Trump election-security claims run into CBS fact checks
CBS News rated several claims from Trump’s Thursday speech false, misleading, exaggerated or lacking evidence.
By Frankie Delgado · News Reporter
4 min read
President Trump used a Thursday night speech on election security to accuse China of accessing U.S. voter data, criticize American voting systems and allege fraud on voter rolls. CBS News checked several of the claims and found the picture was far less dramatic than Trump described.
The speech included allegations that China had gained access to U.S. election data during the 2020 cycle and that members of the U.S. intelligence community tried to suppress or minimize what happened. Trump also said the current election system falls short of what Americans should expect from secure voting.
China and voter data
CBS News rated as misleading Trump’s claim that China carried out what he described as the largest compromise of election data in history beginning during the 2020 election cycle.
The outlet noted that it remains unclear how China obtained the voter data or what was done with it. CBS also pointed to the broad availability of voter information in the U.S., where states commonly make details such as names, addresses and party registration available to the public, campaigns or political parties.
A September 2020 bulletin from the Cybersecurity and Infrastructure Security Agency and the FBI said much U.S. voter information can be bought or collected from public sources. The bulletin also said the agencies had no information showing that a cyberattack on election infrastructure had stopped an election, blocked a registered voter from voting, altered voter registration accuracy or affected ballots that were cast.
Claims about system security
CBS News rated as false Trump’s statement that the U.S. election system “falls catastrophically short” of a standard where cheating and interference are close to impossible.

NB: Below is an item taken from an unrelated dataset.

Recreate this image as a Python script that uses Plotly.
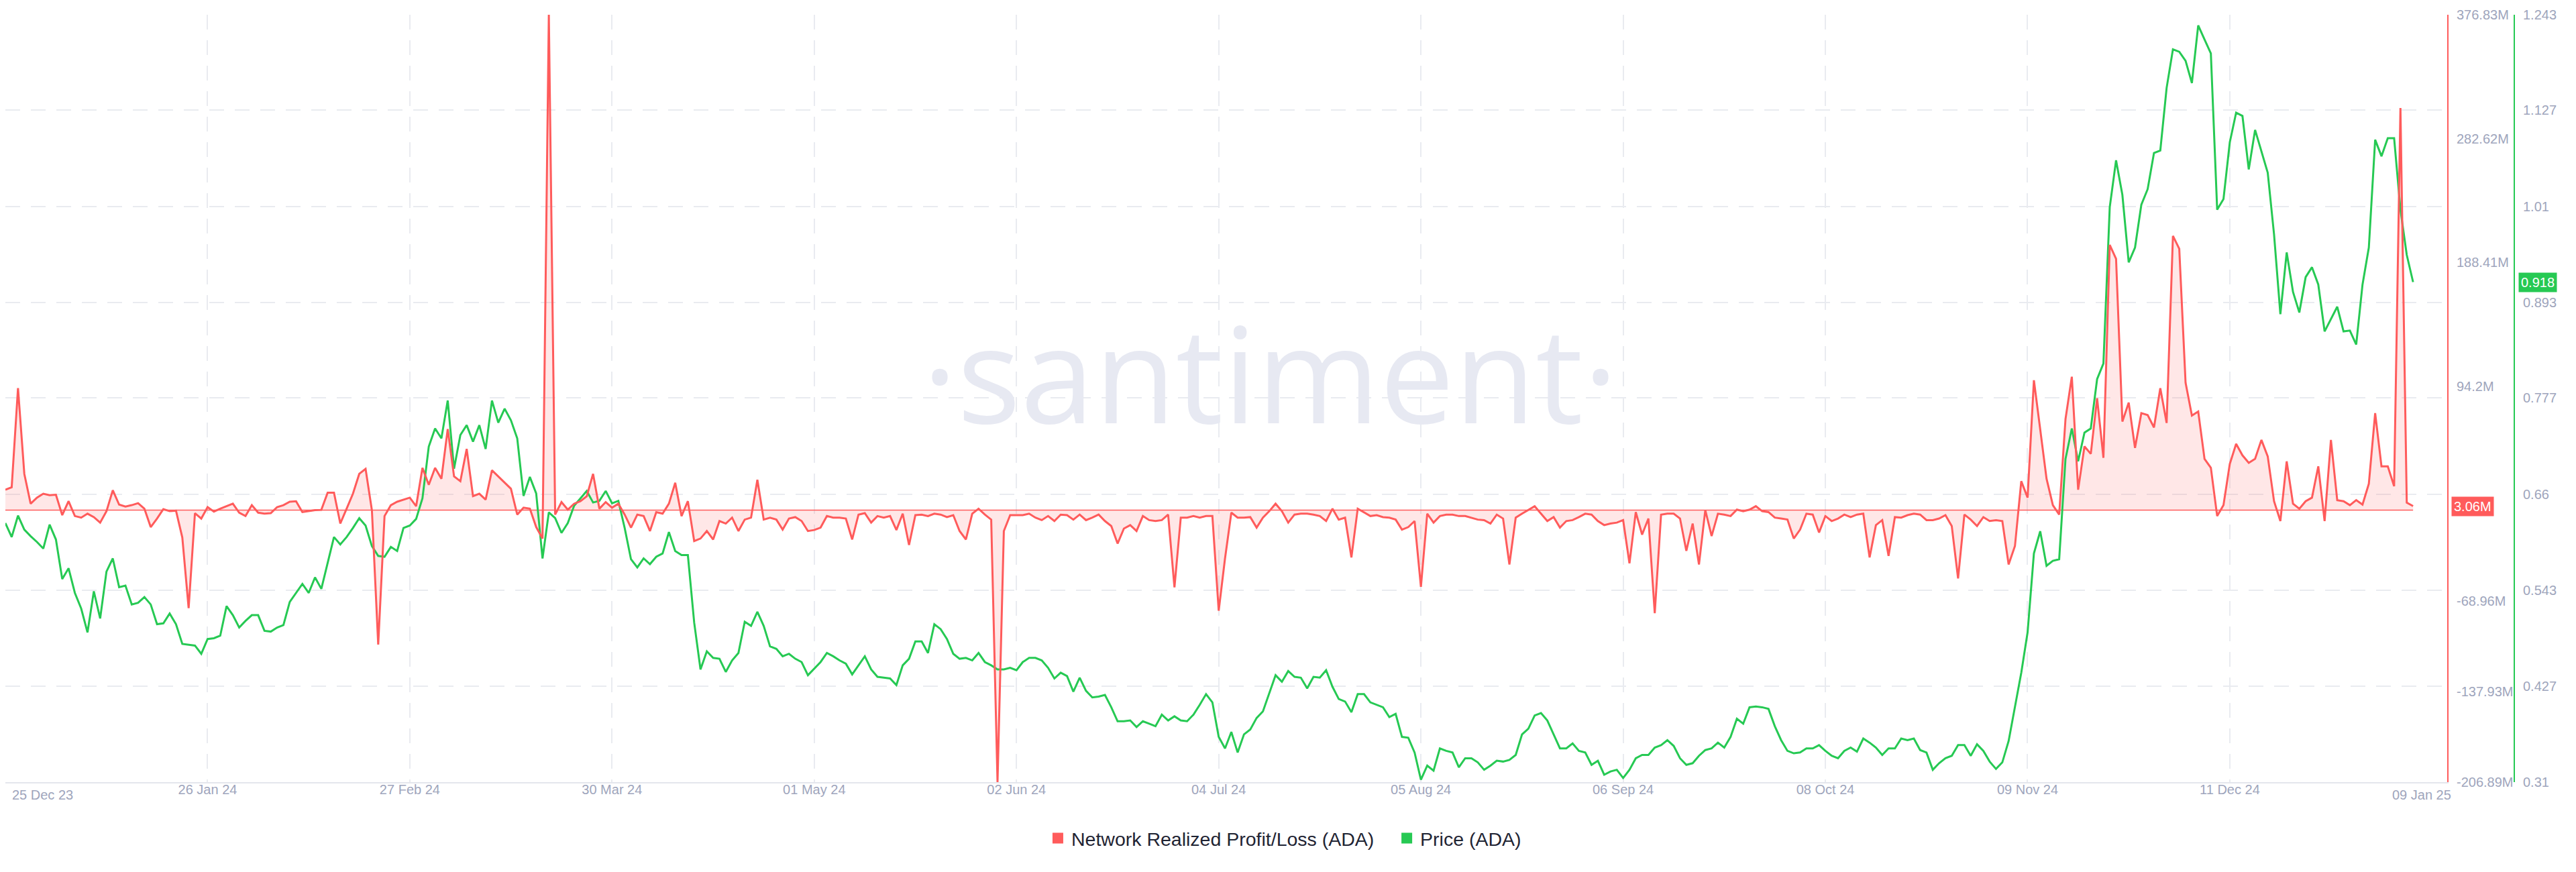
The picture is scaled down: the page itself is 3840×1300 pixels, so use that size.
import pandas as pd
import plotly.graph_objects as go

# ---------------- data ----------------
start_date = "2023-12-25"

# Network Realized Profit/Loss, millions of ADA, daily
nrpl_m = [
    15.5, 17.4, 92.8, 27.6, 4.9, 9.5, 12.5, 11.4, 11.7, -3.8,
    6.8, -4.5, -5.7, -2.7, -5.3, -9.5, -0.8, 15.1, 4.2, 2.7,
    3.8, 5.3, 1.1, -12.9, -6.4, 0.8, -0.8, -0.4, -20.8, -74.6,
    -2.3, -6.4, 2.3, -1.1, 1.1, 3.0, 4.9, -1.9, -4.5, 3.8,
    -1.9, -2.7, -2.3, 2.3, 3.8, 6.4, 6.8, -1.5, -0.8, 0.0,
    0.2, 13.3, 13.3, -10.2, 1.1, 12.5, 27.6, 31.4, 0.0, -102.2,
    -4.5, 3.8, 6.4, 8.0, 9.5, 3.0, 32.2, 19.3, 32.2, 23.9,
    61.7, 25.7, 22.0, 46.6, 10.6, 12.5, 8.0, 30.3, 25.7, 20.8,
    16.3, -3.4, 1.9, 1.1, -12.9, -21.6, 376.83, -3.4, 6.1, 0.4,
    4.9, 6.8, 10.6, 27.6, 1.1, 6.1, 1.9, 4.9,
    -3.4, -13.3, -3.4, -4.5, -15.9, -1.5, -2.7, 4.9, 20.8, -4.5,
    6.8, -23.5, -21.6, -15.9, -22.3, -8.3, -10.2, -5.7, -15.9, -7.2,
    -5.7, 23.1, -7.2, -5.7, -7.2, -14.8, -6.4, -5.3, -8.3, -15.9,
    -15.1, -13.3, -4.5, -5.7, -5.7, -6.4, -22.3, -3.4, -2.3, -9.5,
    -4.5, -5.7, -4.5, -15.1, -2.7, -26.5, -3.8, -3.4, -4.5, -2.7,
    -3.4, -5.3, -3.8, -15.9, -22.3, -2.7, 1.1, -3.4, -7.2, -206.89,
    -15.9, -3.8, -3.8, -3.8, -2.7, -5.7, -7.6, -4.5, -8.3, -3.4,
    -3.8, -7.2, -3.4, -7.6, -5.7, -3.4, -8.3, -12.1, -25.4, -14.0,
    -11.4, -15.9, -4.5, -7.6, -8.3, -7.6, -3.4, -58.7, -5.7, -5.7,
    -4.5, -5.7, -4.5, -4.5, -76.5, -36.7, -1.9,
    -5.7, -5.7, -5.3, -13.3, -5.7, -0.8, 4.9, -0.8, -9.5, -3.4,
    -2.7, -2.7, -3.4, -4.5, -8.3, 1.1, -7.2, -5.7, -36.0, 1.1,
    -1.9, -4.5, -3.8, -5.3, -5.7, -7.2, -14.8, -12.9, -8.3, -58.3,
    -2.7, -9.5, -4.5, -3.4, -3.4, -4.5, -4.5, -5.7, -7.2, -7.6,
    -10.2, -3.4, -6.4, -41.3, -5.7, -2.7, 0.0, 3.0, -2.7, -8.3,
    -5.3, -13.3, -8.3, -7.6, -5.3, -2.7, -3.4, -8.3, -11.4, -10.2,
    -9.5, -7.6, -40.5, -1.5, -18.6, -6.4, -78.4, -3.4, -2.7, -2.7,
    -6.4, -31.0, -10.2, -41.3, 0.0, -19.7, -2.7, -3.4, -4.5, 0.4,
    -0.8, 0.4, 3.0, -0.8, -1.5, -5.7, -6.4, -7.2, -21.6, -14.8,
    -2.7, -3.4, -17.0, -4.5, -8.3, -6.4, -3.4,
    -5.3, -3.4, -2.7, -36.0, -11.4, -7.6, -34.8, -5.3, -5.7, -3.8,
    -2.7, -3.4, -7.6, -7.6, -6.4, -3.8, -12.1, -51.9, -3.4, -7.2,
    -12.1, -5.3, -8.3, -7.6, -8.3, -41.3, -27.3, 22.0, 9.5, 98.8,
    61.7, 23.9, 3.8, -3.4, 69.3, 101.5, 15.5, 48.5, 42.8, 85.2,
    39.8, 201.8, 191.2, 67.4, 81.8, 47.3, 73.8, 72.3, 62.9, 92.8,
    66.3, 208.6, 198.8, 96.9, 71.9, 75.0, 39.0, 32.2, -4.5, 3.8,
    35.2, 50.4, 41.7, 36.0, 39.0, 53.4, 40.9, 6.8, -8.3, 37.1,
    4.9, 1.1, 6.8, 9.5, 33.3, -8.3, 53.4, 7.6, 6.8, 3.8,
    7.6, 4.2, 20.1, 73.8, 33.3, 33.3, 18.2, 305.9, 5.7, 3.06,
]

# ADA price in USD, daily
price_usd = [
    0.625, 0.608, 0.634, 0.617, 0.609, 0.602, 0.594, 0.623, 0.605, 0.557,
    0.570, 0.540, 0.521, 0.492, 0.542, 0.509, 0.566, 0.582, 0.547, 0.549,
    0.526, 0.528, 0.535, 0.526, 0.502, 0.503, 0.515, 0.502, 0.478, 0.477,
    0.476, 0.466, 0.484, 0.485, 0.488, 0.524, 0.513, 0.498, 0.506, 0.513,
    0.513, 0.494, 0.493, 0.498, 0.501, 0.529, 0.540, 0.551, 0.540, 0.559,
    0.545, 0.576, 0.608, 0.599, 0.608, 0.619, 0.631, 0.622, 0.597, 0.585,
    0.584, 0.596, 0.591, 0.619, 0.622, 0.630, 0.655, 0.718, 0.740, 0.728,
    0.774, 0.691, 0.732, 0.744, 0.724, 0.744, 0.715, 0.774, 0.747, 0.764,
    0.750, 0.728, 0.658, 0.681, 0.661, 0.582, 0.638, 0.631, 0.613, 0.625,
    0.646, 0.655, 0.664, 0.650, 0.652, 0.664, 0.649, 0.652,
    0.619, 0.581, 0.571, 0.582, 0.575, 0.584, 0.588, 0.614, 0.591, 0.586,
    0.586, 0.504, 0.447, 0.469, 0.461, 0.460, 0.444, 0.458, 0.467, 0.505,
    0.500, 0.517, 0.500, 0.475, 0.472, 0.463, 0.466, 0.460, 0.456, 0.440,
    0.448, 0.456, 0.467, 0.463, 0.458, 0.454, 0.441, 0.452, 0.463, 0.447,
    0.438, 0.437, 0.436, 0.428, 0.452, 0.460, 0.481, 0.481, 0.467, 0.502,
    0.496, 0.484, 0.466, 0.460, 0.461, 0.458, 0.467, 0.456, 0.452, 0.447,
    0.447, 0.449, 0.446, 0.456, 0.461, 0.461, 0.458, 0.449, 0.436, 0.443,
    0.439, 0.420, 0.437, 0.421, 0.413, 0.414, 0.416, 0.401, 0.384, 0.384,
    0.385, 0.377, 0.384, 0.381, 0.378, 0.392, 0.385, 0.390, 0.385, 0.384,
    0.392, 0.404, 0.417, 0.407, 0.365, 0.351, 0.371,
    0.346, 0.368, 0.374, 0.388, 0.396, 0.418, 0.440, 0.432, 0.445, 0.438,
    0.437, 0.424, 0.438, 0.437, 0.446, 0.426, 0.411, 0.408, 0.395, 0.417,
    0.417, 0.407, 0.404, 0.401, 0.389, 0.393, 0.365, 0.364, 0.346, 0.313,
    0.330, 0.324, 0.351, 0.348, 0.346, 0.328, 0.339, 0.339, 0.334, 0.325,
    0.330, 0.336, 0.335, 0.337, 0.343, 0.368, 0.375, 0.391, 0.394, 0.385,
    0.368, 0.351, 0.351, 0.357, 0.348, 0.346, 0.331, 0.336, 0.319, 0.323,
    0.325, 0.315, 0.325, 0.339, 0.343, 0.343, 0.352, 0.355, 0.361, 0.354,
    0.339, 0.331, 0.333, 0.342, 0.349, 0.351, 0.358, 0.352, 0.365, 0.387,
    0.381, 0.401, 0.402, 0.401, 0.399, 0.378, 0.361, 0.348, 0.345, 0.346,
    0.351, 0.351, 0.355, 0.348, 0.342, 0.339, 0.348,
    0.352, 0.347, 0.363, 0.358, 0.352, 0.343, 0.351, 0.351, 0.363, 0.361,
    0.363, 0.349, 0.346, 0.325, 0.333, 0.339, 0.342, 0.355, 0.355, 0.342,
    0.356, 0.348, 0.335, 0.326, 0.334, 0.360, 0.401, 0.443, 0.492, 0.588,
    0.615, 0.573, 0.579, 0.581, 0.703, 0.740, 0.700, 0.735, 0.740, 0.800,
    0.819, 1.009, 1.066, 1.024, 0.942, 0.960, 1.012, 1.031, 1.075, 1.078,
    1.154, 1.201, 1.198, 1.187, 1.160, 1.230, 1.213, 1.196, 1.006, 1.019,
    1.088, 1.124, 1.120, 1.055, 1.103, 1.078, 1.051, 0.976, 0.879, 0.954,
    0.906, 0.881, 0.924, 0.936, 0.915, 0.858, 0.873, 0.888, 0.858, 0.859,
    0.842, 0.915, 0.960, 1.091, 1.071, 1.093, 1.093, 1.006, 0.951, 0.918,
]

nrpl_ticks = [376.83, 282.62, 188.41, 94.2, -68.96, -137.93, -206.89]
price_ticks = [1.243, 1.127, 1.01, 0.893, 0.777, 0.66, 0.543, 0.427, 0.31]
date_tick_count = 12
date_tick_step = "32D"
x_end = "2025-01-14 09:36"

series_names = ["Network Realized Profit/Loss (ADA)", "Price (ADA)"]

# ---------------- styling ----------------
RED = "#ff5b5b"
GREEN = "#26c953"
FILL = "rgba(255,91,91,0.15)"
GRID = "#e9ebf0"
TICK = "#9ea5bc"
FONT = "Liberation Sans, Arial, sans-serif"
W, H = 3840, 1300
PLOT_RIGHT = 3640
GREEN_AXIS_X = 3740
DATE_LABEL_Y = -0.0166

dates = pd.date_range(start_date, periods=len(price_usd), freq="D")
date_ticks = pd.date_range(start_date, periods=date_tick_count, freq=date_tick_step)
date_text = [""] + [d.strftime("%d %b %y") for d in date_ticks[1:]]

fig = go.Figure()

# area fill of NRPL
fig.add_trace(go.Scatter(
    x=dates, y=nrpl_m, yaxis="y", mode="lines", line=dict(width=0, color=RED),
    fill="tozeroy", fillcolor=FILL, showlegend=False, hoverinfo="skip"))
# zero base line of the area
fig.add_trace(go.Scatter(
    x=[dates[0], dates[-1]], y=[0, 0], yaxis="y", mode="lines",
    line=dict(width=1.5, color=RED), showlegend=False, hoverinfo="skip"))
# price line
fig.add_trace(go.Scatter(
    x=dates, y=price_usd, yaxis="y2", mode="lines",
    line=dict(width=3, color=GREEN), showlegend=False, name=series_names[1]))
# NRPL line on top
fig.add_trace(go.Scatter(
    x=dates, y=nrpl_m, yaxis="y3", mode="lines",
    line=dict(width=3, color=RED), showlegend=False, name=series_names[0]))

# legend entries (square swatches)
fig.add_trace(go.Scatter(x=[None], y=[None], mode="markers",
                         name=series_names[0] + "\u00a0\u00a0\u00a0",
                         marker=dict(symbol="square", size=18, color=RED)))
fig.add_trace(go.Scatter(x=[None], y=[None], mode="markers", name=series_names[1],
                         marker=dict(symbol="square", size=18, color=GREEN)))

nrpl_range = [min(nrpl_m), max(nrpl_m)]
price_range = [min(price_ticks), max(price_ticks)]

fig.update_layout(
    width=W, height=H, template="none",
    paper_bgcolor="white", plot_bgcolor="white",
    margin=dict(l=0, r=0, t=14, b=142, autoexpand=False),
    font=dict(family=FONT, size=20, color=TICK),
    xaxis=dict(
        domain=[0, PLOT_RIGHT / W], range=[dates[0], pd.Timestamp(x_end)],
        tickmode="array", tickvals=date_ticks, ticktext=date_text,
        showgrid=True, gridcolor=GRID, gridwidth=2, griddash="22px,16px",
        showline=True, linecolor="#e4e6ec", linewidth=2, ticks="",
        tickfont=dict(size=20, color=TICK), zeroline=False, automargin=False,
        ticklabelstandoff=-8),
    yaxis=dict(
        range=nrpl_range, side="right", anchor="x",
        tickmode="array", tickvals=nrpl_ticks, ticktext=[f"{v:g}M" for v in nrpl_ticks],
        showgrid=False, zeroline=False, showline=True, linecolor=RED, linewidth=2,
        ticks="", tickfont=dict(size=20, color=TICK), automargin=False,
        ticklabelstandoff=8),
    yaxis2=dict(
        range=price_range, overlaying="y", side="right", anchor="free",
        position=GREEN_AXIS_X / W,
        tickmode="array", tickvals=price_ticks, ticktext=[f"{v:g}" for v in price_ticks],
        showgrid=True, gridcolor=GRID, gridwidth=2, griddash="22px,16px",
        zeroline=False, showline=True, linecolor=GREEN, linewidth=2,
        ticks="", tickfont=dict(size=20, color=TICK), automargin=False,
        ticklabelstandoff=8),
    yaxis3=dict(range=nrpl_range, overlaying="y", visible=False),
    legend=dict(orientation="h", x=0.4966, xanchor="center", y=-0.0735, yanchor="middle",
                font=dict(size=28.5, color="#1f2433", family=FONT),
                bgcolor="rgba(0,0,0,0)"),
    showlegend=True,
)

annotations = [
    # watermark
    dict(text="\u00b7santiment\u00b7", xref="paper", yref="paper", x=1885 / W, y=0.535,
         xanchor="center", yanchor="middle", showarrow=False,
         font=dict(family="Open Sans, sans-serif", size=198, color="#e7e9f2")),
    # first / last date labels
    dict(text=dates[0].strftime("%d %b %y"), xref="paper", yref="paper", x=8 / W, y=DATE_LABEL_Y,
         xanchor="left", yanchor="middle", showarrow=False, font=dict(size=20, color=TICK)),
    dict(text=dates[-1].strftime("%d %b %y"), xref="paper", yref="paper", x=3648 / W, y=DATE_LABEL_Y,
         xanchor="right", yanchor="middle", showarrow=False, font=dict(size=20, color=TICK)),
    # last value badges
    dict(text=f"{nrpl_m[-1]:.2f}M", xref="paper", yref="y", x=3646 / W, y=nrpl_m[-1],
         xanchor="left", yanchor="middle", showarrow=False, bgcolor=RED, borderpad=3,
         font=dict(size=20, color="white")),
    dict(text=f"{price_usd[-1]:.3f}", xref="paper", yref="y2", x=3746 / W, y=price_usd[-1],
         xanchor="left", yanchor="middle", showarrow=False, bgcolor=GREEN, borderpad=3,
         font=dict(size=20, color="white")),
]
fig.update_layout(annotations=annotations)

fig.write_html("out.html")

CISA has repeatedly said election infrastructure remains secure. The agency said there was “no evidence of any malicious activity” affecting the integrity of the 2024 elections. It also called the 2020 election “the most secure in American history” and said there was no evidence voting systems deleted, lost or compromised votes.
CBS also cited post-election checks in Georgia and Pennsylvania, where officials said audits confirmed the accuracy of the 2024 general election results.
Voting machines and vulnerabilities
CBS News said Trump’s claim that voting machines are “vulnerable” and “easily compromised,” and that officials knew it, lacks evidence.
The report said the claim appeared to refer partly to a declassified document involving Venezuela and a hypothetical weakness in a voting system used there. CBS said that system is not used in the U.S., and that Smartmatic, the company tied to the Venezuelan system, does not provide U.S. voting machines except in Los Angeles County.
Trump has also questioned Dominion Voting Systems machines. CBS cited a 2022 CISA review that found vulnerabilities under specific conditions, including one scenario requiring physical access to voting machines and technical file modification. CISA said it found no evidence those vulnerabilities had been exploited in any election.
CBS also cited Geoff Hale of the Center for Democracy & Technology, who wrote that finding and fixing flaws in critical infrastructure is a sign of a mature system, rather than proof that it is broken.
Voter rolls and network coverage
CBS News rated as exaggerated Trump’s claim that “hundreds of thousands” of non-citizens and dead people are active on voter rolls. Election experts cited by CBS say ballots cast in the names of deceased voters are extremely rare and unlikely to change an election outcome.
The North Carolina State Board of Elections said in April it had found 34,000 deceased people on voter rolls, while also saying that did not mean illegal votes were cast in their names. CBS also noted that some states count absentee ballots from voters who die before Election Day under specific rules.
On non-citizen voting, CBS cited the Center for Election Innovation & Research, which said many such claims shrink sharply after state investigations. In Iowa, Secretary of State Paul Pate said a 2025 audit reduced an estimate of 2,186 registered non-citizens to 277 confirmed non-citizens, 35 of whom voted in 2024.
CBS News also rated as false Trump’s claim that NBC, ABC and CNN declined to cover his speech because they knew the election system was corrupt. Reuters reported the networks did not air it on their main broadcast channels, while ABC News Live, NBC News NOW, CNN’s website and CNN All Access carried it. CBS said all three also streamed the speech on YouTube and posted coverage on their websites.
This story draws on original reporting from CBS News.